Deerstalker hats, trench coats, magnifying glasses and pipes will be the attire at the East Helena branch of the Lewis and Clark Library on Thursday, Dec. 27, as middle school students arrive ready to sleuth during a Sherlock Holmes-themed lock-in.
Participants will be searching for clues and using the powers of deduction to solve a murder. The script and narrative will be adapted from a kit the library owns and themed around Arthur Conan Doyle's famous detective. The evening begins at 7 p.m. and will include pizza and snacks. Until 7 a.m. participants can watch both of the recent Guy Ritchie Sherlock Holmes films starring Robert Downey Jr. and play mystery-themed board games like Clue.
“There will be lots of silly games and things we do to keep kids awake and engaged,” said Andrea Eckerson, assistant librarian and teen services branch librarian.
The event is the result of Eckerson’s love of Sherlock Holmes and creativity. She received a 2018 Jan Stauber Grant from the Beacon Society. Initially, Eckerson applied for the grant as part of an assignment while pursuing her library sciences degree, but decided later the grant would fit her lock-in murder mystery for teens idea.
“I’ve love Sherlock Holmes, mystery and problem solving,” Eckerson said. “And this fit all of those categories.”
The lock-in’s purpose is to introduce teens to the works of Doyle and his famous detective, Sherlock Holmes.
“Those attending the middle school lock-in will have a lot of fun dressing up, solving mysteries and playing games and puzzles,” said Diane Potter, branch librarian. “It is a very creative grant and I just know that Andrea will execute it in a fine fashion.
“It also teaches the social aspects of reading and discussing literature,” Potter said.
In the past, the Stauber grant has used Sherlock Holmes to teach English, literature, history, mathematics, deductive reasoning, forensics and critical thinking.
This is the second lock-in that the East Helena branch has held.
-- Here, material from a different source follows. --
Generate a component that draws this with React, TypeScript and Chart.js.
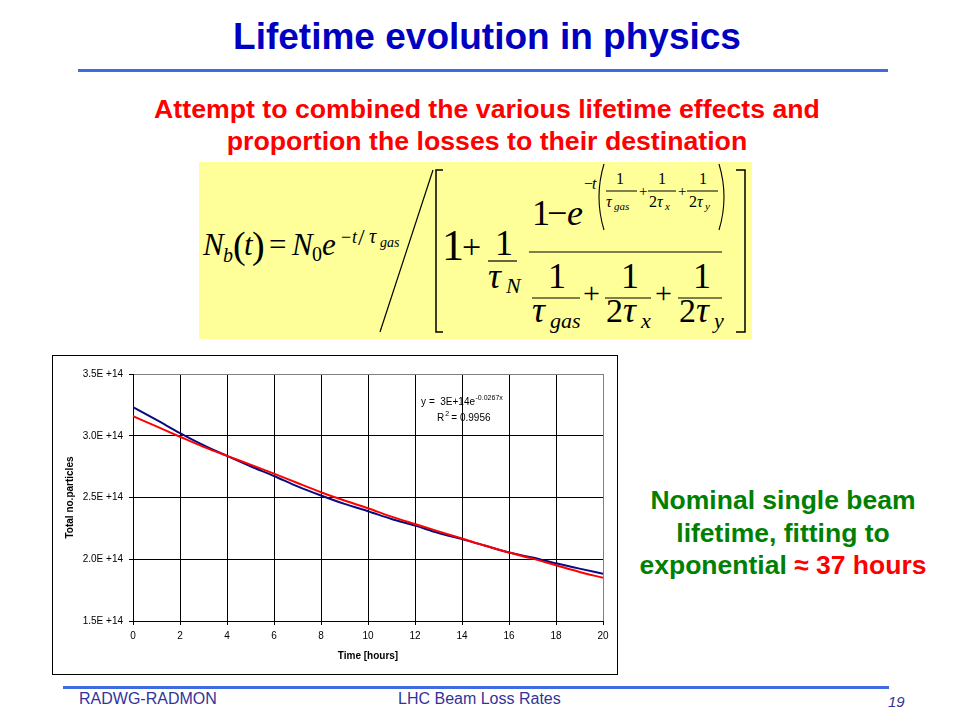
import React, { useEffect, useRef } from "react";
import { Chart, registerables } from "chart.js";

Chart.register(...registerables);

// ---- data ----
const HOURS = [0, 1, 2, 3, 4, 5, 6, 7, 8, 9, 10, 11, 12, 13, 14, 15, 16, 17, 18, 19, 20];
// simulated total number of particles (units of 1E14)
const SIMULATED = [3.231, 3.128, 3.022, 2.924, 2.837, 2.753, 2.674, 2.59, 2.516, 2.448, 2.389, 2.326, 2.272, 2.212, 2.163, 2.109, 2.054, 2.014, 1.967, 1.924, 1.883];
// exponential fit (units of 1E14)
const FIT = [3.158, 3.076, 2.992, 2.91, 2.837, 2.766, 2.693, 2.617, 2.543, 2.476, 2.413, 2.345, 2.285, 2.226, 2.168, 2.109, 2.054, 2.005, 1.951, 1.897, 1.85];
const X_TICKS = [0, 2, 4, 6, 8, 10, 12, 14, 16, 18, 20];
const Y_TICKS = [1.5e14, 2.0e14, 2.5e14, 3.0e14, 3.5e14];
const Y_TICK_LABELS = ["1.5E +14", "2.0E +14", "2.5E +14", "3.0E +14", "3.5E +14"];
const FIT_EQUATION = "y =  3E+14e";
const FIT_EXPONENT = "-0.0267x";
const FIT_R2 = "= 0.9956";
// annotation anchors in data units
const ANNOT_LINE1 = { x: 12.26, y: 3.25e14 };
const ANNOT_LINE2 = { x: 12.94, y: 3.12e14 };

const SANS = "'Liberation Sans', Arial, sans-serif";
const SERIF = "'Liberation Serif', 'Times New Roman', serif";

function ChartBox() {
  const ref = useRef<HTMLCanvasElement | null>(null);
  useEffect(() => {
    if (!ref.current) return;
    const annot = {
      id: "fitAnnot",
      afterDatasetsDraw(chart: any) {
        const { ctx, scales } = chart;
        const xs = scales.x, ys = scales.y;
        ctx.save();
        ctx.fillStyle = "#000";
        ctx.textBaseline = "alphabetic";
        ctx.textAlign = "left";
        ctx.font = `10px ${SANS}`;
        const x1 = xs.getPixelForValue(ANNOT_LINE1.x);
        const y1 = ys.getPixelForValue(ANNOT_LINE1.y);
        ctx.fillText(FIT_EQUATION, x1, y1);
        const w1 = ctx.measureText(FIT_EQUATION).width;
        ctx.font = `7px ${SANS}`;
        ctx.fillText(FIT_EXPONENT, x1 + w1 + 0.5, y1 - 5);
        const x2 = xs.getPixelForValue(ANNOT_LINE2.x);
        const y2 = ys.getPixelForValue(ANNOT_LINE2.y);
        ctx.font = `10px ${SANS}`;
        ctx.fillText("R", x2, y2);
        const wr = ctx.measureText("R").width;
        ctx.font = `7px ${SANS}`;
        ctx.fillText("2", x2 + wr + 1, y2 - 5);
        ctx.font = `10px ${SANS}`;
        ctx.fillText(FIT_R2, x2 + wr + 7, y2);
        ctx.restore();
      },
    };
    const chart = new Chart(ref.current, {
      type: "line",
      data: {
        datasets: [
          {
            label: "Fit",
            data: HOURS.map((h, i) => ({ x: h, y: FIT[i] * 1e14 })),
            borderColor: "#FF0000",
            borderWidth: 2,
            pointRadius: 0,
            cubicInterpolationMode: "monotone",
          },
          {
            label: "Simulation",
            data: HOURS.map((h, i) => ({ x: h, y: SIMULATED[i] * 1e14 })),
            borderColor: "#0A0A80",
            borderWidth: 2,
            pointRadius: 0,
            cubicInterpolationMode: "monotone",
          },
        ],
      },
      options: {
        animation: false,
        responsive: false,
        layout: { padding: { top: 18, right: 14, left: 0, bottom: 0 } },
        plugins: { legend: { display: false }, tooltip: { enabled: false } },
        scales: {
          x: {
            type: "linear",
            min: 0,
            max: 20,
            afterFit: (s: any) => { s.height = 53; },
            afterBuildTicks: (s: any) => { s.ticks = X_TICKS.map((v) => ({ value: v })); },
            ticks: {
              color: "#000",
              font: { family: SANS, size: 10 },
              padding: 5,
              maxRotation: 0,
              callback: (v: any) => String(v),
            },
            grid: {
              color: (c: any) => (c.tick && c.tick.value === 20 ? "#808080" : "#000"),
              tickColor: "#000",
              tickLength: 4,
              lineWidth: 1,
            },
            border: { display: true, color: "#000", width: 1 },
            title: {
              display: true,
              text: "Time [hours]",
              color: "#000",
              font: { family: SANS, size: 10, weight: "bold" },
              padding: { top: 0, bottom: 12 },
            },
          },
          y: {
            type: "linear",
            min: 1.5e14,
            max: 3.5e14,
            afterFit: (s: any) => { s.width = 80; },
            afterBuildTicks: (s: any) => { s.ticks = Y_TICKS.map((v) => ({ value: v })); },
            ticks: {
              color: "#000",
              font: { family: SANS, size: 10 },
              padding: 6,
              callback: (_v: any, i: number) => Y_TICK_LABELS[i],
            },
            grid: {
              color: (c: any) => (c.tick && c.tick.value === 3.5e14 ? "#808080" : "#000"),
              tickColor: "#000",
              tickLength: 4,
              lineWidth: 1,
            },
            border: { display: true, color: "#000", width: 1 },
            title: {
              display: true,
              text: "Total no.particles",
              color: "#000",
              font: { family: SANS, size: 10, weight: "bold" },
              padding: { top: 11, bottom: 0 },
            },
          },
        },
      },
      plugins: [annot],
    } as any);
    return () => chart.destroy();
  }, []);
  return (
    <div
      style={{
        position: "absolute",
        left: 52,
        top: 355,
        width: 566,
        height: 320,
        border: "1px solid #000",
        boxSizing: "border-box",
        background: "#fff",
      }}
    >
      <canvas ref={ref} width={564} height={318} style={{ display: "block", width: 564, height: 318 }} />
    </div>
  );
}

function T(props: { x: number; y: number; s: number; i?: boolean; children: React.ReactNode }) {
  return (
    <text x={props.x} y={props.y} fontSize={props.s} fontStyle={props.i ? "italic" : "normal"} fontFamily={SERIF} fill="#000">
      {props.children}
    </text>
  );
}

function Equation() {
  const L = (x1: number, y1: number, x2: number, y2: number, w = 1.2) => (
    <line x1={x1} y1={y1} x2={x2} y2={y2} stroke="#000" strokeWidth={w} />
  );
  return (
    <svg
      width={553}
      height={177}
      style={{ position: "absolute", left: 199, top: 162, background: "#FFFF99" }}
    >
      {/* left side */}
      <T x={4} y={93} s={31} i>N</T>
      <T x={24} y={100} s={20} i>b</T>
      <T x={34} y={96} s={38}>(</T>
      <T x={45} y={93} s={31} i>t</T>
      <T x={53} y={96} s={38}>)</T>
      <T x={70} y={93} s={31}>=</T>
      <T x={93} y={93} s={31} i>N</T>
      <T x={113} y={99} s={20}>0</T>
      <T x={123} y={93} s={31} i>e</T>
      <T x={142} y={81} s={18}>−</T>
      <T x={153} y={81} s={18} i>t</T>
      <T x={159} y={83} s={24}>/</T>
      <T x={170} y={81} s={20} i>τ</T>
      <T x={181} y={85} s={14} i>gas</T>
      {/* big slash */}
      {L(181, 170, 234, 8)}
      {/* brackets */}
      <path d="M 244 8 L 237 8 L 237 170 L 244 170" fill="none" stroke="#000" strokeWidth={1.5} />
      <path d="M 537 8 L 546 8 L 546 170 L 537 170" fill="none" stroke="#000" strokeWidth={1.5} />
      <T x={243} y={98} s={44}>1</T>
      <T x={263} y={96} s={34}>+</T>
      {/* 1 / tau_N */}
      <T x={296} y={93} s={36}>1</T>
      {L(289, 99, 318, 99)}
      <T x={289} y={126} s={36} i>τ</T>
      <T x={307} y={131} s={22} i>N</T>
      {/* main fraction bar */}
      {L(330, 90, 523, 90)}
      {/* numerator */}
      <T x={333} y={63} s={36}>1</T>
      <T x={348} y={63} s={36}>−</T>
      <T x={368} y={63} s={36} i>e</T>
      <T x={385} y={27} s={16}>−</T>
      <T x={393} y={27} s={16} i>t</T>
      <path d="M 405 2 Q 395 35 405 68" fill="none" stroke="#000" strokeWidth={1.1} />
      <T x={417} y={22} s={16}>1</T>
      {L(407, 29, 438, 29, 1)}
      <T x={407} y={45} s={16} i>τ</T>
      <T x={415} y={48} s={11} i>gas</T>
      <T x={440} y={34} s={15}>+</T>
      <T x={459} y={22} s={16}>1</T>
      {L(449, 29, 477, 29, 1)}
      <T x={450} y={45} s={16}>2</T>
      <T x={458} y={45} s={16} i>τ</T>
      <T x={466} y={48} s={11} i>x</T>
      <T x={479} y={34} s={15}>+</T>
      <T x={500} y={22} s={16}>1</T>
      {L(488, 29, 519, 29, 1)}
      <T x={490} y={45} s={16}>2</T>
      <T x={498} y={45} s={16} i>τ</T>
      <T x={506} y={48} s={11} i>y</T>
      <path d="M 520 2 Q 530 35 520 68" fill="none" stroke="#000" strokeWidth={1.1} />
      {/* denominator */}
      <T x={349} y={126} s={36}>1</T>
      {L(333, 136, 381, 136)}
      <T x={333} y={160} s={36} i>τ</T>
      <T x={351} y={166} s={22} i>gas</T>
      <T x={384} y={141} s={30}>+</T>
      <T x={422} y={126} s={36}>1</T>
      {L(406, 136, 452, 136)}
      <T x={407} y={160} s={34}>2</T>
      <T x={424} y={160} s={36} i>τ</T>
      <T x={442} y={166} s={22} i>x</T>
      <T x={456} y={141} s={30}>+</T>
      <T x={494} y={126} s={36}>1</T>
      {L(479, 136, 523, 136)}
      <T x={480} y={160} s={34}>2</T>
      <T x={497} y={160} s={36} i>τ</T>
      <T x={515} y={166} s={22} i>y</T>
    </svg>
  );
}

export default function App() {
  const abs = (extra: React.CSSProperties): React.CSSProperties => ({ position: "absolute", ...extra });
  return (
    <div style={{ position: "absolute", left: 0, top: 0, width: 960, height: 720, background: "#fff", fontFamily: SANS, overflow: "hidden" }}>
      <div style={abs({ left: 7, width: 960, top: 15, textAlign: "center", fontSize: 37, fontWeight: "bold", color: "#0000C0", lineHeight: "44px" })}>
        Lifetime evolution in physics
      </div>
      <div style={abs({ left: 78, top: 69, width: 810, height: 3, background: "#4169E1" })} />
      <div style={abs({ left: 7, width: 960, top: 93, textAlign: "center", fontSize: 26.7, fontWeight: "bold", color: "#FF0000", lineHeight: "32px" })}>
        Attempt to combined the various lifetime effects and
        <br />
        proportion the losses to their destination
      </div>
      <Equation />
      <ChartBox />
      <div style={abs({ left: 618, width: 330, top: 484, textAlign: "center", fontSize: 26.5, fontWeight: "bold", color: "#008000", lineHeight: "32.5px" })}>
        Nominal single beam
        <br />
        lifetime, fitting to
        <br />
        exponential <span style={{ color: "#FF0000" }}>≈ 37 hours</span>
      </div>
      <div style={abs({ left: 63, top: 686, width: 826, height: 3, background: "#4169E1" })} />
      <div style={abs({ left: 79, top: 690, fontSize: 16, color: "#333399" })}>RADWG-RADMON</div>
      <div style={abs({ left: 398, top: 690, fontSize: 16, color: "#333399" })}>LHC Beam Loss Rates</div>
      <div style={abs({ left: 888, top: 693, fontSize: 15, fontStyle: "italic", color: "#333399" })}>19</div>
    </div>
  );
}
The previous event was a middle school lock-in just for fun with seven youths.
"I think lock-ins create long-term friendships," Eckerson said. She explained that many of the friends she met at lock-ins were very close to her for years.
The mystery lock-in will have a capacity of 12 youths and the library has around half of that number already registered.
Interested parties should visit the East Helena branch of the Lewis and Clark Library to fill out an application. Parents will be responsible for dropping off their child at 7 p.m. on Dec. 27, and picking them up at 7 a.m. on Dec. 28. The event is open to grades sixth through eighth.
Eckerson requests that interested parties have their applications submitted as soon as possible.
The Stauber Grant is awarded in honor of famous Sherlockian Jan Stauber. Stauber was a middle-school teacher who visited classes for decades in the guise of Sherlock Holmes to share the joys of reading with students.
The mystery lock-in is an offshoot of the East Helena branch’s teen library program, which hosts a program from 3:45 to 5 p.m. every Thursday featuring movies, crafts, board games and reading.